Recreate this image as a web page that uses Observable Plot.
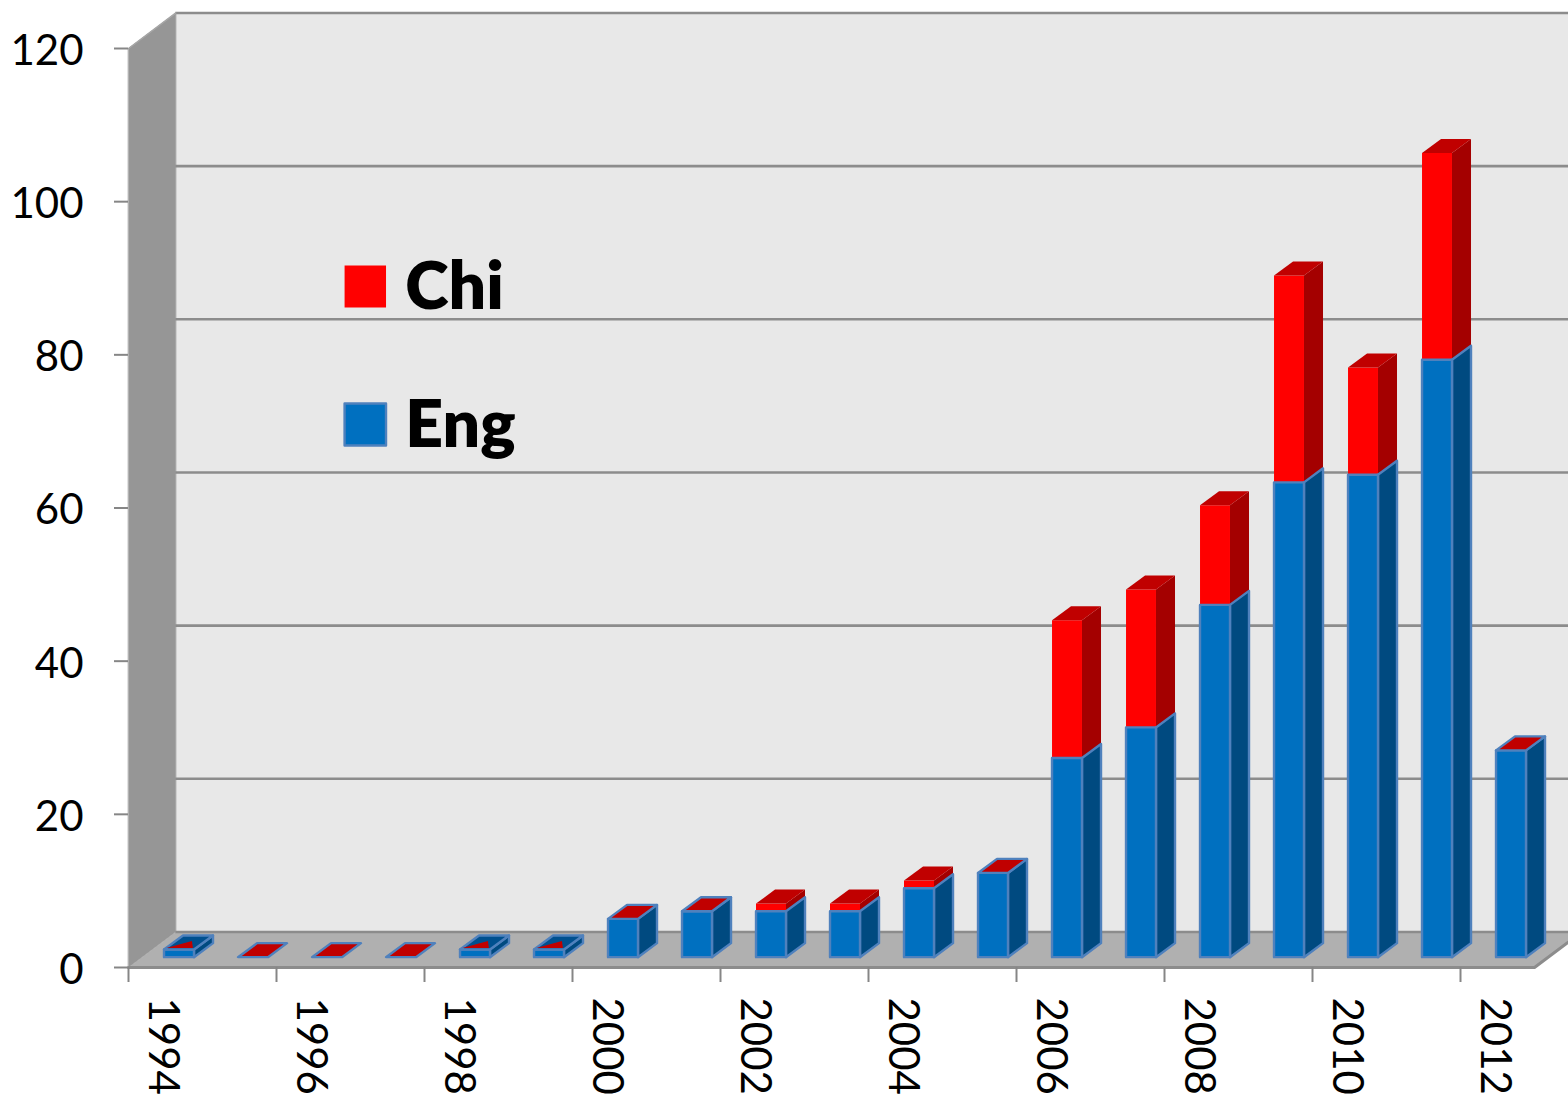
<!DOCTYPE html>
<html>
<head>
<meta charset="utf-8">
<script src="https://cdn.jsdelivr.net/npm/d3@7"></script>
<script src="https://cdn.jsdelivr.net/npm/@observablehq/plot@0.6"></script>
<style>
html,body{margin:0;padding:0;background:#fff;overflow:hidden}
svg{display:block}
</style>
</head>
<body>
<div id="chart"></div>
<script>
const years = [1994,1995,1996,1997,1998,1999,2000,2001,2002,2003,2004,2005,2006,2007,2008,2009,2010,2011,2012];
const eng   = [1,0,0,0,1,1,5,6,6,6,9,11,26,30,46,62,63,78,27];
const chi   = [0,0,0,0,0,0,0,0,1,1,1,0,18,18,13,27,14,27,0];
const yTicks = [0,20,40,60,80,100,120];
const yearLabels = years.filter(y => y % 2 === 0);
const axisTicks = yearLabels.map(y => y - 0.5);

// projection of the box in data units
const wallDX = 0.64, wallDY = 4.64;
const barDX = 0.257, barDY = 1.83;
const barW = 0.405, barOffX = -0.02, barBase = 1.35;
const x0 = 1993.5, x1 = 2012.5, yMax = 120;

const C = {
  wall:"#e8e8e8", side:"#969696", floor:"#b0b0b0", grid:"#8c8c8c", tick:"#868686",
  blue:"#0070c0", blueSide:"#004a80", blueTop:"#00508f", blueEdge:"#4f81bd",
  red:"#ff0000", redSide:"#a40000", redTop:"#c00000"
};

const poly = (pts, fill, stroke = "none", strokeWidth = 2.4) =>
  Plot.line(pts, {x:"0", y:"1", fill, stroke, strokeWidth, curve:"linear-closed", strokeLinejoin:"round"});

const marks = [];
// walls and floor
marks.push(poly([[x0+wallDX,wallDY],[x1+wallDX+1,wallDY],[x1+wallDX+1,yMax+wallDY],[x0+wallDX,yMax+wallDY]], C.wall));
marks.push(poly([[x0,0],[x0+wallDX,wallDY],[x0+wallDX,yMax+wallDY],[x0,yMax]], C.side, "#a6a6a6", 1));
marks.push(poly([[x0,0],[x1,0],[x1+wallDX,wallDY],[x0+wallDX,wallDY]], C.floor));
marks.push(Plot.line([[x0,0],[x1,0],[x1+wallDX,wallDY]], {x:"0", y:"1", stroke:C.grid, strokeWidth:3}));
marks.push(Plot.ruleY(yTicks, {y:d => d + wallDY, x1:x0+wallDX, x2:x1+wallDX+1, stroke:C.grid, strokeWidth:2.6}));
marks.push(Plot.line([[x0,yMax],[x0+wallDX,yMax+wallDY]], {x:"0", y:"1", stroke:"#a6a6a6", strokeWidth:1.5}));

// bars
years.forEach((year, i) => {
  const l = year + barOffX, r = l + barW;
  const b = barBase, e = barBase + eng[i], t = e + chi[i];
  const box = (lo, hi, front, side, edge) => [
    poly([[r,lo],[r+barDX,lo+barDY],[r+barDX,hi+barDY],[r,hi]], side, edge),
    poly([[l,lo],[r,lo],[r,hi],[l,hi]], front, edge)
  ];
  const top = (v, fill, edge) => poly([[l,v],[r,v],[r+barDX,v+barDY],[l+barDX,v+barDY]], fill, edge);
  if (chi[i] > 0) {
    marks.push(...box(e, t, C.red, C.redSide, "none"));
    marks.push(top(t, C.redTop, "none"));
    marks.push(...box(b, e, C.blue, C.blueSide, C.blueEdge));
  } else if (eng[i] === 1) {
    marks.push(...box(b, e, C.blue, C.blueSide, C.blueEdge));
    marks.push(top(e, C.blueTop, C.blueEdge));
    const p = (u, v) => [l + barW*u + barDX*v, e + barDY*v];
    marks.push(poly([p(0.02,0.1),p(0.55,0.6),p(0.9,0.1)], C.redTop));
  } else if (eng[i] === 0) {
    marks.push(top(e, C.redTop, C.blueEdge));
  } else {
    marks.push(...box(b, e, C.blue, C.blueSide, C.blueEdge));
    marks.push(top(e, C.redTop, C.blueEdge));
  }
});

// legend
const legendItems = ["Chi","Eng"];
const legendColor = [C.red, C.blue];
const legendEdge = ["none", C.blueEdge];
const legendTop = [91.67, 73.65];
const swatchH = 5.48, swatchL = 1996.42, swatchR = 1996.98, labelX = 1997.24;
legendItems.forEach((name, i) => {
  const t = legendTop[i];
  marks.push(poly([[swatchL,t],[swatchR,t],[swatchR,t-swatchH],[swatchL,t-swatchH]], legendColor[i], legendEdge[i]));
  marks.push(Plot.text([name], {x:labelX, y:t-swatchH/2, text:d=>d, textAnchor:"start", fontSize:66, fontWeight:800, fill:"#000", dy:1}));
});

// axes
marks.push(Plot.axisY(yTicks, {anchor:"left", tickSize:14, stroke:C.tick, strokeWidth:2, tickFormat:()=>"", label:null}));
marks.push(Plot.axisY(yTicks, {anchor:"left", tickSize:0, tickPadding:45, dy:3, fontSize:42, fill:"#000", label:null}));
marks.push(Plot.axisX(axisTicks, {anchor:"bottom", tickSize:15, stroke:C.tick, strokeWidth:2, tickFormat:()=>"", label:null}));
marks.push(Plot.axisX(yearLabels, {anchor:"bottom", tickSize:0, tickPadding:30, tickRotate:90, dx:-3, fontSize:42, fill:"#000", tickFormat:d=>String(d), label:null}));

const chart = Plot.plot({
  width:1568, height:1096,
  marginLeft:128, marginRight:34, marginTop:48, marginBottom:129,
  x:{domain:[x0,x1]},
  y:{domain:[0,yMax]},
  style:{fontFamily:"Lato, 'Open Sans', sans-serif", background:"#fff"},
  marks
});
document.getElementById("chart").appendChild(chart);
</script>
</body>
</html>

++++

What the exercise asks
Repeat the full listing above exactly, with no pictures in the copy.

Response to the task
Recreate this image as a web page that uses Observable Plot.
<!DOCTYPE html>
<html>
<head>
<meta charset="utf-8">
<script src="https://cdn.jsdelivr.net/npm/d3@7"></script>
<script src="https://cdn.jsdelivr.net/npm/@observablehq/plot@0.6"></script>
<style>
html,body{margin:0;padding:0;background:#fff;overflow:hidden}
svg{display:block}
</style>
</head>
<body>
<div id="chart"></div>
<script>
const years = [1994,1995,1996,1997,1998,1999,2000,2001,2002,2003,2004,2005,2006,2007,2008,2009,2010,2011,2012];
const eng   = [1,0,0,0,1,1,5,6,6,6,9,11,26,30,46,62,63,78,27];
const chi   = [0,0,0,0,0,0,0,0,1,1,1,0,18,18,13,27,14,27,0];
const yTicks = [0,20,40,60,80,100,120];
const yearLabels = years.filter(y => y % 2 === 0);
const axisTicks = yearLabels.map(y => y - 0.5);

// projection of the box in data units
const wallDX = 0.64, wallDY = 4.64;
const barDX = 0.257, barDY = 1.83;
const barW = 0.405, barOffX = -0.02, barBase = 1.35;
const x0 = 1993.5, x1 = 2012.5, yMax = 120;

const C = {
  wall:"#e8e8e8", side:"#969696", floor:"#b0b0b0", grid:"#8c8c8c", tick:"#868686",
  blue:"#0070c0", blueSide:"#004a80", blueTop:"#00508f", blueEdge:"#4f81bd",
  red:"#ff0000", redSide:"#a40000", redTop:"#c00000"
};

const poly = (pts, fill, stroke = "none", strokeWidth = 2.4) =>
  Plot.line(pts, {x:"0", y:"1", fill, stroke, strokeWidth, curve:"linear-closed", strokeLinejoin:"round"});

const marks = [];
// walls and floor
marks.push(poly([[x0+wallDX,wallDY],[x1+wallDX+1,wallDY],[x1+wallDX+1,yMax+wallDY],[x0+wallDX,yMax+wallDY]], C.wall));
marks.push(poly([[x0,0],[x0+wallDX,wallDY],[x0+wallDX,yMax+wallDY],[x0,yMax]], C.side, "#a6a6a6", 1));
marks.push(poly([[x0,0],[x1,0],[x1+wallDX,wallDY],[x0+wallDX,wallDY]], C.floor));
marks.push(Plot.line([[x0,0],[x1,0],[x1+wallDX,wallDY]], {x:"0", y:"1", stroke:C.grid, strokeWidth:3}));
marks.push(Plot.ruleY(yTicks, {y:d => d + wallDY, x1:x0+wallDX, x2:x1+wallDX+1, stroke:C.grid, strokeWidth:2.6}));
marks.push(Plot.line([[x0,yMax],[x0+wallDX,yMax+wallDY]], {x:"0", y:"1", stroke:"#a6a6a6", strokeWidth:1.5}));

// bars
years.forEach((year, i) => {
  const l = year + barOffX, r = l + barW;
  const b = barBase, e = barBase + eng[i], t = e + chi[i];
  const box = (lo, hi, front, side, edge) => [
    poly([[r,lo],[r+barDX,lo+barDY],[r+barDX,hi+barDY],[r,hi]], side, edge),
    poly([[l,lo],[r,lo],[r,hi],[l,hi]], front, edge)
  ];
  const top = (v, fill, edge) => poly([[l,v],[r,v],[r+barDX,v+barDY],[l+barDX,v+barDY]], fill, edge);
  if (chi[i] > 0) {
    marks.push(...box(e, t, C.red, C.redSide, "none"));
    marks.push(top(t, C.redTop, "none"));
    marks.push(...box(b, e, C.blue, C.blueSide, C.blueEdge));
  } else if (eng[i] === 1) {
    marks.push(...box(b, e, C.blue, C.blueSide, C.blueEdge));
    marks.push(top(e, C.blueTop, C.blueEdge));
    const p = (u, v) => [l + barW*u + barDX*v, e + barDY*v];
    marks.push(poly([p(0.02,0.1),p(0.55,0.6),p(0.9,0.1)], C.redTop));
  } else if (eng[i] === 0) {
    marks.push(top(e, C.redTop, C.blueEdge));
  } else {
    marks.push(...box(b, e, C.blue, C.blueSide, C.blueEdge));
    marks.push(top(e, C.redTop, C.blueEdge));
  }
});

// legend
const legendItems = ["Chi","Eng"];
const legendColor = [C.red, C.blue];
const legendEdge = ["none", C.blueEdge];
const legendTop = [91.67, 73.65];
const swatchH = 5.48, swatchL = 1996.42, swatchR = 1996.98, labelX = 1997.24;
legendItems.forEach((name, i) => {
  const t = legendTop[i];
  marks.push(poly([[swatchL,t],[swatchR,t],[swatchR,t-swatchH],[swatchL,t-swatchH]], legendColor[i], legendEdge[i]));
  marks.push(Plot.text([name], {x:labelX, y:t-swatchH/2, text:d=>d, textAnchor:"start", fontSize:66, fontWeight:800, fill:"#000", dy:1}));
});

// axes
marks.push(Plot.axisY(yTicks, {anchor:"left", tickSize:14, stroke:C.tick, strokeWidth:2, tickFormat:()=>"", label:null}));
marks.push(Plot.axisY(yTicks, {anchor:"left", tickSize:0, tickPadding:45, dy:3, fontSize:42, fill:"#000", label:null}));
marks.push(Plot.axisX(axisTicks, {anchor:"bottom", tickSize:15, stroke:C.tick, strokeWidth:2, tickFormat:()=>"", label:null}));
marks.push(Plot.axisX(yearLabels, {anchor:"bottom", tickSize:0, tickPadding:30, tickRotate:90, dx:-3, fontSize:42, fill:"#000", tickFormat:d=>String(d), label:null}));

const chart = Plot.plot({
  width:1568, height:1096,
  marginLeft:128, marginRight:34, marginTop:48, marginBottom:129,
  x:{domain:[x0,x1]},
  y:{domain:[0,yMax]},
  style:{fontFamily:"Lato, 'Open Sans', sans-serif", background:"#fff"},
  marks
});
document.getElementById("chart").appendChild(chart);
</script>
</body>
</html>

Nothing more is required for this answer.